Michael Nunn has learned that winning time is not enough.
Despite going undefeated through his first 27 fights, the North Hollywood middleweight has been unable to get a world title shot.
So Saturday afternoon, for his 28th fight, he went to Plan B: Showtime.
Defending his North American Boxing Federation title against Kevin Watts, 160, of Pleasantville, N.J., before a capacity crowd of 900 at the Reseda Country Club and a national television audience, Nunn, who also weighed 160, entered the ring like Apollo Creed, went through the prefight introductions like Mr. T and fought much of the bout like Muhammad Ali.
Watts couldn't touch him, not as a performer nor as a boxer.
Nunn thoroughly dominated, winning a unanimous 12-round decision by scores of 120-106, 120-108 and 119-108. He failed to win just one round on one scorecard while dropping Watts to 17-4.
And throughout, Nunn clowned and taunted. After entering the ring to a musical fanfare, he pointed at his NABF belt and shook his head at Watts, indicating the challenger had no chance to get it. After the bell ending one round, Nunn pushed Watts in the head in mockery. And he talked to Watts throughout, asking him why he wasn't tough.
"I just wanted to put on a show for the network," said Nunn, who has been called a boring, defensive fighter in the past. "I wanted Kevin Watts to remember Michael Nunn."
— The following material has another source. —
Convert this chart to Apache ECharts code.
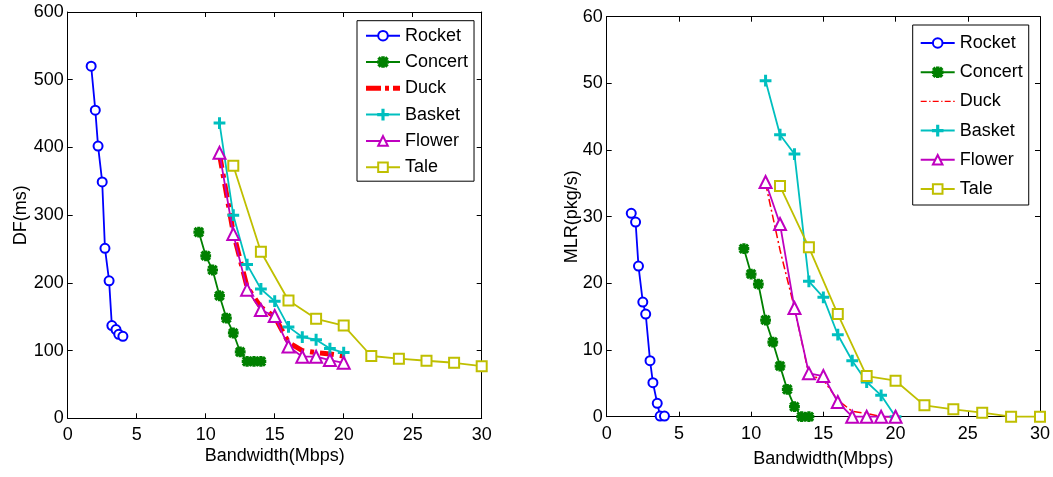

Yet, despite all the histrionics, the fight ended with scattered boos from the crowd because it had gone the distance.
Nunn appeared to have a knockout victory within the grasp of his fists in the fifth round when he cornered Watts and bombarded him with one combination after another. The 25-year-old Watts staggered away and hit the canvas. He got to his feet at the count of eight, but Nunn got him back on the ropes and picked up where he had left off. However, the bell sounded, and Nunn was never again able to inflict serious damage on Watts.
So, Nunn was satisfied using strong body shots and effective combinations to rack up the points. Watts spent much of his time employing the rope-a-dope. But he turned out to be the dope when Nunn just kept pounding away, never seeming to tire.
"I was just delighted to win," said Nunn, who earned $55,000. "I didn't want to overextend myself. The guy was in good shape."
Watts saw it a little differently.
"I don't see him as a big puncher," Watts said. "He gives you those combinations--bop, bop, bop--and he's gone. He did what he had to do, but he was not overwhelming.
"My plan was to dig to his body and slow him up, but he gave me a lot more movement than I expected. I wanted to cut off the ring on him, but before I knew it, the rounds had piled up."
Watts, who earned $22,500, said there were several fighters in the middleweight division he'd rank over Nunn--Thomas Hearns and Frank Tate, to name two. This is despite the fact that Watts lost a one-point majority decision to Tate just over a year ago.
Nunn, ranked no lower than third in any of the three world boxing organizations, wants to fight Hearns or Tate or Sumbu Kalambay, the three middleweight titleholders. But Hearns is waiting for a possible fight with Marvelous Marvin Hagler in the spring, Kalambay is fighting Mike McCallum in March and Tate turned down an opportunity to fight Nunn, signing instead to meet England's Tony Sibson next month.
"Our goal now," said Dan Goossen, Nunn's manager, "is to get the No. 1 ranking in all three organizations, to make it mandatory that Michael gets a shot. We can't demand that now. When we're No. 1, we can."